Electricity networks are in a state of whirlwind development. This programme of significant investments in the main grid is necessitated mainly by Finland’s shift towards carbon-neutrality and its focus on renewable energy generation.
“At this stage in our grid investment programme, we are mostly connecting our customers’ generation and consumption facilities to substations. Construction is focusing first on substations, but it will then shift to transmission line construction,” says Daniel Kuosa, Construction Manager at Fingrid.
Last year, there were approximately 50 substation projects. This year, the number will approach 70.
Fingrid has budgeted EUR 200 million for substation investments this year. The project portfolio extends several years into the future and involves EUR 430 million of investment. Last year, there were approximately 50 substation projects. This year, the number will approach 70.
The work to expand the Jylkkä substation, which will be completed this spring, exemplifies the new needs. The 1,250 megawatts of wind power capacity in the Kalajoki and Pyhäjoki region requires three large transformers to bring this renewable electricity to the national grid. To put this scale into context, the new Olkiluoto 3 nuclear power plant will output 1,600 megawatts.
In addition, investment needs are increasingly arising due to electricity consumption. Investments are being made in areas such as battery factories, data centres, power to X plants that produce renewable fuels, heat pumps, and electric boilers.
Switchgear and transformer substations
“Substations are like the electricity grid’s synapses – they are hubs that connect the network’s transmission line,” Kuosa says.
Substations can be divided into two types: switchgear and transformer substations.
Switchgear connects different parts of the network together. For example, in the event of a fault, the switchgear can switch off a certain part of the network automatically and switch it back on automatically.
Air-insulated switchgear, which is out in the open, surrounded by a wire mesh fence, is a familiar sight to many of us. Nowadays, gas-insulated indoor switchgear is increasingly built as an alternative, as it looks like an ordinary building from the outside.
The protective relays and automation systems at substations constantly measure the network’s status, regulate the voltage, search for faults, and detect if there is too much current. In the event of a fault, they trip the faulty network component off the grid in a matter of milliseconds.
Transformer substations alter the voltage of the network. The voltage is lowered in steps as electricity comes nearer to the point of consumption.
Fingrid operates at the 400 kV, 220 kV, and 110 kV voltage levels. Large transformers – the size of a house – reduce the voltage from 400 kV to 110 kV and connect to customers such as distribution networks, production plants, and industrial facilities.
The largest generators and consumers of electricity connect directly to the 400 kV network at substations.
“The power transformers in the main grid are very heavy units, weighing up to 300 tonnes. Simply transporting them to their final location places major demands on the infrastructure,” Kuosa says. In the past, power transformers have been brought to Finland all the way from South Korea.

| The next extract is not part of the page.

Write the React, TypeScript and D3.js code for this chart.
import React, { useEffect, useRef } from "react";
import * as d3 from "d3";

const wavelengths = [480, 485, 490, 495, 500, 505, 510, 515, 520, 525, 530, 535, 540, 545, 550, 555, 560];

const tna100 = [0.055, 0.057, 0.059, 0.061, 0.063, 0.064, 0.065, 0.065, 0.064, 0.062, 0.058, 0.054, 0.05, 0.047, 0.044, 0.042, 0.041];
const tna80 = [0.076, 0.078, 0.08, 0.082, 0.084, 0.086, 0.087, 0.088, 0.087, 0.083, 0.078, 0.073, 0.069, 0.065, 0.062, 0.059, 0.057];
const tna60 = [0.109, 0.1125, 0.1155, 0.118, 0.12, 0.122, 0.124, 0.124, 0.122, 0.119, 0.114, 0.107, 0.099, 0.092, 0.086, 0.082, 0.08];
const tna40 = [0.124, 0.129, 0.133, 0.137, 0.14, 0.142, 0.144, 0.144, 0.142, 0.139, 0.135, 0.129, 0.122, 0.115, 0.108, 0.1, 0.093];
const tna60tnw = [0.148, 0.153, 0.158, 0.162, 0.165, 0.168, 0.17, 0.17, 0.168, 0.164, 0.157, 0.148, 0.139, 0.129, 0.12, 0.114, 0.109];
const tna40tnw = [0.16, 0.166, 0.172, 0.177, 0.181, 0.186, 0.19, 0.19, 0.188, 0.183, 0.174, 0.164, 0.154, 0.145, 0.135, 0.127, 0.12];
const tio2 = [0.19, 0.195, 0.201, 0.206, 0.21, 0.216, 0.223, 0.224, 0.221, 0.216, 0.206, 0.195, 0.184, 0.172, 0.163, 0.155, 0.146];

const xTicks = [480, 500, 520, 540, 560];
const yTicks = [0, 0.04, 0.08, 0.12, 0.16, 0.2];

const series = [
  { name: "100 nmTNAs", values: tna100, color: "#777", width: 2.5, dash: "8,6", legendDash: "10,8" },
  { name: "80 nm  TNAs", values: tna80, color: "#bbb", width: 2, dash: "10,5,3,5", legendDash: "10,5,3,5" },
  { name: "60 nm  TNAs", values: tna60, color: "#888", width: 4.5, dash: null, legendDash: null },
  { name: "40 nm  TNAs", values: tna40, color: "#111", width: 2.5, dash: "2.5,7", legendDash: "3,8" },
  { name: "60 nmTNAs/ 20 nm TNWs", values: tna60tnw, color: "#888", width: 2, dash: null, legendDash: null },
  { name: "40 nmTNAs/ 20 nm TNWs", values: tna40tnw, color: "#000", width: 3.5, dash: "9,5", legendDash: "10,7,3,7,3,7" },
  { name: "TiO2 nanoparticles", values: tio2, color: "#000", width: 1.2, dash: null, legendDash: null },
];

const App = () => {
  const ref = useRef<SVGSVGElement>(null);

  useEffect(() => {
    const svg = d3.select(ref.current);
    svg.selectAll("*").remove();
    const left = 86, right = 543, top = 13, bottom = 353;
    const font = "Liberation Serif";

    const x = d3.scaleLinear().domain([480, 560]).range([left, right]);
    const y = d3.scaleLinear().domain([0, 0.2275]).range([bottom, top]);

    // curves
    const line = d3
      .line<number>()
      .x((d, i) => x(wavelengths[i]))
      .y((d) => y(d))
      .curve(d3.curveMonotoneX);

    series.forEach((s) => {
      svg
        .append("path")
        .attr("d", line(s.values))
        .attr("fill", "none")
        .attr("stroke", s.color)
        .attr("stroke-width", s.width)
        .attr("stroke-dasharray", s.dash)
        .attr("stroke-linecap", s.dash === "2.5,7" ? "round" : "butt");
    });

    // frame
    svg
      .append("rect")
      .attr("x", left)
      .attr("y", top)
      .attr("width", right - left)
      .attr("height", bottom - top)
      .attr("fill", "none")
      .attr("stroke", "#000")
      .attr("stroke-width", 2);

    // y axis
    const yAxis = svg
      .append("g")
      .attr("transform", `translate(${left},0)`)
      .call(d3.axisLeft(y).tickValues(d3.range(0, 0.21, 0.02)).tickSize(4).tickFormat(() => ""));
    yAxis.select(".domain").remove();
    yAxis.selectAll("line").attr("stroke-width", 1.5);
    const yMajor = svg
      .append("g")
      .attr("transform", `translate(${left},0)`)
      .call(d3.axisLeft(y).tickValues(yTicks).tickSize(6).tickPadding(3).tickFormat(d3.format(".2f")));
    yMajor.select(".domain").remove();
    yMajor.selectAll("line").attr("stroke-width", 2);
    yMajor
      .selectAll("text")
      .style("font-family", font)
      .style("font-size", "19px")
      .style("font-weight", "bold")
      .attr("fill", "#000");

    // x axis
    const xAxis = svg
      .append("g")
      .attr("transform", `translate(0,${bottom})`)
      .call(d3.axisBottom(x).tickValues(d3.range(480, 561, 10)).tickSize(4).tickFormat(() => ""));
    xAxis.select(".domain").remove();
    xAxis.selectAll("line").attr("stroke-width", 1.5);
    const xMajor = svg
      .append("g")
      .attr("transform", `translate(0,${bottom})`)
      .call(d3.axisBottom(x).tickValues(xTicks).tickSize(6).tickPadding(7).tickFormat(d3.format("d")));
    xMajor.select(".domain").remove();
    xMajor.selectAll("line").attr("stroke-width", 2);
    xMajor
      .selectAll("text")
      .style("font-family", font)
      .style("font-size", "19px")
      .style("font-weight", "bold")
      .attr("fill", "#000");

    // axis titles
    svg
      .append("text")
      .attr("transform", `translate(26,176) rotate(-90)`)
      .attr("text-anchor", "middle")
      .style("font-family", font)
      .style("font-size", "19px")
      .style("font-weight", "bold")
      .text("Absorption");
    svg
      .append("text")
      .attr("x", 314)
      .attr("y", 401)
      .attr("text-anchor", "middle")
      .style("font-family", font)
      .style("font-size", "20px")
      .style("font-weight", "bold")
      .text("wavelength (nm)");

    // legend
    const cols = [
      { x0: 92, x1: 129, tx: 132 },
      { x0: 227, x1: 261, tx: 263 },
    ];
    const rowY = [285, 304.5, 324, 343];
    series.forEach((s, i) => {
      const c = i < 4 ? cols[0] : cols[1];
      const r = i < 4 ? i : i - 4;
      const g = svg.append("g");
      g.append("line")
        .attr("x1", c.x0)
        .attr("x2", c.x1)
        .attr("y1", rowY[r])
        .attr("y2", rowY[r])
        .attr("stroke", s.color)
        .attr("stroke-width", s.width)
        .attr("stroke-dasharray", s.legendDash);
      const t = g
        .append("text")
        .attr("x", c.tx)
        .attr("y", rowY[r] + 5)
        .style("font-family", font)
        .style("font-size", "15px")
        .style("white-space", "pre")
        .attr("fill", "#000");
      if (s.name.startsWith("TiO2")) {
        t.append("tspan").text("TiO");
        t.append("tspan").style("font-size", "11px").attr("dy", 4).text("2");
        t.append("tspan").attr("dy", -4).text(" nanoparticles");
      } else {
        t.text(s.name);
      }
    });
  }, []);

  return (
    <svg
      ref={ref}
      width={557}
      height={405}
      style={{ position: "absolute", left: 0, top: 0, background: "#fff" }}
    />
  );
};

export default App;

The other high-voltage equipment in substations includes circuit breakers, disconnectors, and instrument transformers, although, to the uninitiated, they may all look like the same kinds of insulators.
Evolution not revolution
The technical service life of a substation is calculated at approximately 40 years, but large system transformers can be used for up to 80 years with effective maintenance.
Daniel Kuosa describes how safety is at the heart of development work. Digital technologies have been adopted step by step over time.
“The greatest benefit of digitalisation is in condition management, where sensors monitor and measure components to help keep them in good condition.”
Environmental impacts of substations are taken into account in increasing depth.
The environmental impacts of substations are also taken into account in increasing depth. For example, SF6 gas has been widely used in gas-insulated switchgear thanks to its favourable properties. The downside is that SF6 is a potent greenhouse gas, so efforts are now being made to find substitutes.
Fingrid built its first substation without SF6 gas in Virkkala.
“Our targets are ambitious: after 2025, all our new gas-insulated apparatus will be free of SF6 whenever it is technically possible,” Kuosa says.
In addition, studies are underway to examine the use of biodegradable ester oil instead of mineral oil as an insulator in transformers.